3. Using Experiment Safeguards
The safeguards control is part of the chaosaddons
module, so to use it in our experiments, we first need to install it:
pip install -U chaostoolkit-addons
Then all we need to do is add our safeguards to the controls section, for example:
# ...
controls:
# This safeguards control includes two probes:
- name: "my-experiment-safeguards"
provider:
type: python
module: chaosaddons.controls.safeguards
arguments:
probes:
# The first probe verifies the container called `sampleapp-back`
# is running before starting the experiment
- type: probe
name: "backend-container-must-be-running"
tolerance:
type: regex
target: stdout
pattern: sampleapp-back
provider:
type: process
path: "docker"
arguments: "container ps --filter name=sampleapp-back --format '{{lower .Names}}'"
# The second probe verifies the backend application remains
# responsive throughout the test
- type: probe
name: "backend-must-be-healthy"
frequency: 2 # <<<< run continuously
background: true # <<<<
tolerance: 200
provider:
type: http
url: "http://localhost:8999/health"
method: "GET"
timeout: 2
# ...
Safeguards are nothing more than a list of probes that verify the system’s condition.

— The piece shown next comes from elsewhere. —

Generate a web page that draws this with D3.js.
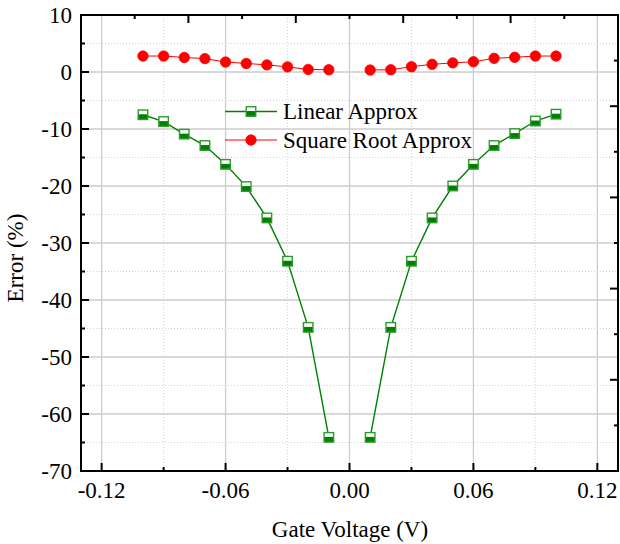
<!DOCTYPE html>
<html>
<head>
<meta charset="utf-8">
<script src="https://cdn.jsdelivr.net/npm/d3@7/dist/d3.min.js"></script>
<style>
  html, body { margin: 0; padding: 0; background: #fff; }
  svg { display: block; }
  text { font-family: "Liberation Serif", "Times New Roman", serif; fill: #000; }
</style>
</head>
<body>
<svg id="chart" width="620" height="544"></svg>
<script>
// Gate voltage sweep (V); no sample at 0 V
const voltages = [-0.10, -0.09, -0.08, -0.07, -0.06, -0.05, -0.04, -0.03, -0.02, -0.01,
                   0.01,  0.02,  0.03,  0.04,  0.05,  0.06,  0.07,  0.08,  0.09,  0.10];
// Error (%) of each approximation
const linearError = [-7.5, -8.7, -10.9, -12.9, -16.2, -20.1, -25.6, -33.2, -44.8, -64.1,
                     -64.1, -44.8, -33.2, -25.6, -20.0, -16.2, -12.9, -10.8, -8.6, -7.4];
const sqrtError   = [2.8, 2.8, 2.55, 2.35, 1.75, 1.5, 1.25, 0.9, 0.45, 0.4,
                     0.35, 0.4, 0.93, 1.35, 1.6, 1.8, 2.4, 2.58, 2.8, 2.8];
const seriesNames = ["Linear Approx", "Square Root Approx"];

// Axis ticks and labels
const xMajorTicks = [-0.12, -0.06, 0.00, 0.06, 0.12];
const xMajorLabels = ["-0.12", "-0.06", "0.00", "0.06", "0.12"];
const xMinorTicks = [-0.09, -0.03, 0.03, 0.09];
const yMajorTicks = [10, 0, -10, -20, -30, -40, -50, -60, -70];
const yMajorLabels = ["10", "0", "-10", "-20", "-30", "-40", "-50", "-60", "-70"];
const yMinorTicks = [5, -5, -15, -25, -35, -45, -55, -65];
const xTitle = "Gate Voltage (V)";
const yTitle = "Error (%)";

const green = "#008000";
const red = "#ff0000";
const plot = { left: 81, right: 618, top: 15, bottom: 471 };

const svg = d3.select("#chart");
const x = d3.scaleLinear().domain([-0.13, 0.13]).range([plot.left, plot.right]);
const y = d3.scaleLinear().domain([-70, 10]).range([plot.bottom, plot.top]);
// secondary (unlabelled) frame scales for the top and right edges
const xTop = d3.scaleLinear().domain([0, 10]).range([plot.left, plot.right]);
const yRight = d3.scaleLinear().domain([0, 10]).range([plot.top, plot.bottom]);

// grid: dotted minor lines, solid major lines
const grid = svg.append("g");
grid.selectAll(".vminor").data(xMinorTicks).join("line")
  .attr("x1", d => x(d)).attr("x2", d => x(d))
  .attr("y1", plot.top).attr("y2", plot.bottom)
  .attr("stroke", "#d4d4d4").attr("stroke-width", 1).attr("stroke-dasharray", "1,2");
grid.selectAll(".hminor").data(yMinorTicks).join("line")
  .attr("y1", d => y(d)).attr("y2", d => y(d))
  .attr("x1", plot.left).attr("x2", plot.right)
  .attr("stroke", "#d4d4d4").attr("stroke-width", 1).attr("stroke-dasharray", "1,2");
grid.selectAll(".vmajor").data(xMajorTicks).join("line")
  .attr("x1", d => x(d)).attr("x2", d => x(d))
  .attr("y1", plot.top).attr("y2", plot.bottom)
  .attr("stroke", "#cccccc").attr("stroke-width", 1.3);
grid.selectAll(".hmajor").data(yMajorTicks).join("line")
  .attr("y1", d => y(d)).attr("y2", d => y(d))
  .attr("x1", plot.left).attr("x2", plot.right)
  .attr("stroke", "#cccccc").attr("stroke-width", 1.3);

// data split into negative and positive branches (no line across 0 V)
function branches(values) {
  const pts = voltages.map((v, i) => [v, values[i]]);
  return [pts.filter(p => p[0] < 0), pts.filter(p => p[0] > 0)];
}
const line = d3.line().x(d => x(d[0])).y(d => y(d[1]));

function squareMarker(g, cx, cy, s) {
  g.append("rect").attr("x", cx - s / 2).attr("y", cy - s / 2)
    .attr("width", s).attr("height", s).attr("fill", "#fff");
  g.append("rect").attr("x", cx - s / 2).attr("y", cy - s * 0.05)
    .attr("width", s).attr("height", s * 0.55).attr("fill", green);
  g.append("rect").attr("x", cx - s / 2).attr("y", cy - s / 2)
    .attr("width", s).attr("height", s).attr("fill", "none")
    .attr("stroke", "#2e9a2e").attr("stroke-width", 1.4);
}
function circleMarker(g, cx, cy) {
  g.append("circle").attr("cx", cx).attr("cy", cy).attr("r", 5.2)
    .attr("fill", red).attr("stroke", red).attr("stroke-width", 0.8);
}

const series = svg.append("g");
branches(linearError).forEach(b => {
  series.append("path").attr("d", line(b)).attr("fill", "none")
    .attr("stroke", green).attr("stroke-width", 1.4);
});
branches(sqrtError).forEach(b => {
  series.append("path").attr("d", line(b)).attr("fill", "none")
    .attr("stroke", red).attr("stroke-width", 1);
});
voltages.forEach((v, i) => squareMarker(series, x(v), y(linearError[i]), 9.5));
voltages.forEach((v, i) => circleMarker(series, x(v), y(sqrtError[i])));

// frame
svg.append("rect").attr("x", plot.left).attr("y", plot.top)
  .attr("width", plot.right - plot.left).attr("height", plot.bottom - plot.top)
  .attr("fill", "none").attr("stroke", "#000").attr("stroke-width", 2);

// inward ticks
const ticks = svg.append("g").attr("stroke", "#000").attr("stroke-width", 2);
xMajorTicks.forEach(t => ticks.append("line")
  .attr("x1", x(t)).attr("x2", x(t)).attr("y1", plot.bottom).attr("y2", plot.bottom - 8));
xMinorTicks.forEach(t => ticks.append("line")
  .attr("x1", x(t)).attr("x2", x(t)).attr("y1", plot.bottom).attr("y2", plot.bottom - 4));
yMajorTicks.forEach(t => ticks.append("line")
  .attr("y1", y(t)).attr("y2", y(t)).attr("x1", plot.left).attr("x2", plot.left + 8));
yMinorTicks.forEach(t => ticks.append("line")
  .attr("y1", y(t)).attr("y2", y(t)).attr("x1", plot.left).attr("x2", plot.left + 4));
xTop.ticks(10).forEach(t => ticks.append("line")
  .attr("x1", xTop(t)).attr("x2", xTop(t)).attr("y1", plot.top)
  .attr("y2", plot.top + (t % 2 === 0 ? 8 : 4)));
yRight.ticks(10).forEach(t => ticks.append("line")
  .attr("y1", yRight(t)).attr("y2", yRight(t)).attr("x1", plot.right)
  .attr("x2", plot.right - (t % 2 === 0 ? 8 : 4)));

// tick labels
const fs = 23;
svg.append("g").selectAll("text").data(xMajorTicks).join("text")
  .attr("x", d => x(d)).attr("y", 498).attr("text-anchor", "middle")
  .attr("font-size", fs).text((d, i) => xMajorLabels[i]);
svg.append("g").selectAll("text").data(yMajorTicks).join("text")
  .attr("x", 72).attr("y", d => y(d)).attr("dy", "0.34em").attr("text-anchor", "end")
  .attr("font-size", fs).text((d, i) => yMajorLabels[i]);

// axis titles
svg.append("text").attr("x", 350).attr("y", 537).attr("text-anchor", "middle")
  .attr("font-size", fs).text(xTitle);
svg.append("text").attr("transform", "translate(23,258) rotate(-90)")
  .attr("text-anchor", "middle").attr("font-size", fs).text(yTitle);

// legend
const legend = svg.append("g");
const legendRows = [111.5, 140];
legendRows.forEach((ly, i) => {
  legend.append("line").attr("x1", 225).attr("x2", 277).attr("y1", ly).attr("y2", ly)
    .attr("stroke", i === 0 ? green : red).attr("stroke-width", i === 0 ? 1.4 : 1);
  if (i === 0) squareMarker(legend, 251, ly, 9.5); else circleMarker(legend, 251, ly);
  legend.append("text").attr("x", 283).attr("y", ly).attr("dy", "0.34em")
    .attr("font-size", fs).text(seriesNames[i]);
});
</script>
</body>
</html>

In the example above, we don’t want the backend service to be affected by chaotic events and stop the experiment as soon as that happens.
Probes defined in safeguards can affect the experiment execution in different ways, depending on how we configure them using two attributes background: bool
and frequency: float
:
Attribute | Execution time | Effect |
---|---|---|
None |
Blocking, before the experiment begins | When no attributes are set, the probe can prevent the experiment from starting |
frequency:N |
Blocking, runs continuously every N seconds | Probe will not stop experiment start but will interrupt the execution on failure |
background:bool |
Non-blocking, runs as soon as possible in the background after the experiment starts | Probe will not prevent the experiment from starting but can stop execution early |
frequency:N and background:bool |
Non-blocking, runs continuously in the background every N seconds | Just like frequency but running activity in the background |
3.1. Block experiments at the start
The most dangerous thing a chaos experiment can do is introduce faults to an unstable system. We can use safeguard probes to block experiments at the start by not setting the frequency
and background
attributes.
According to the table above, the probe verification will block the experiment execution until it’s done verifying:
controls:
- name: "my-experiment-safeguards"
provider:
type: python
module: chaosaddons.controls.safeguards
arguments:
probes:
- type: probe
name: "backend-container-must-be-running"
tolerance:
type: regex
target: stdout
pattern: sampleapp-back
provider:
type: process
path: "docker"
arguments: "container ps --filter name=sampleapp-back ...
- [...]
As a result, if the container called sampleapp-back
is not running, the experiment will immediately exit and be marked as interrupted:
chaos run --rollback-strategy=always experiment.yaml
# ...
# [CRITICAL] Safeguard 'backend-container-must-be-running' triggered the end of the experiment
# [INFO] Steady state hypothesis: Verify server is available
# [WARNING] Received the exit signal: 20
# ...
3.2. Run safeguards continuously
We can use safeguards to verify the state of the system continuously throughout the experiment execution by defining the frequency attribute for a probe:
controls:
- name: "my-experiment-safeguards"
provider:
type: python
module: chaosaddons.controls.safeguards
arguments:
probes:
- [...]
- type: probe
name: "backend-must-be-healthy"
frequency: 2 # <<<< run continuously
tolerance: 200
provider:
type: http
url: "http://localhost:8999/health"
method: "GET"
timeout: 2
In this example, frequency: 2
will run a verification every 2 seconds until the end of the experiment. As soon as the verification fails, the experiment will be immediately interrupted:
chaos run --rollback-strategy=always experiment.yaml
# ...
# [CRITICAL] Safeguard 'backend-must-be-healthy' triggered the end of the experiment
# [WARNING] Received the exit signal: 20
# ...
3.3. Background verifications
In Chaos Toolkit experiments, the background: bool
option will tell the framework to run the action in a subprocess and allow the rest of the steps to proceed concurrently.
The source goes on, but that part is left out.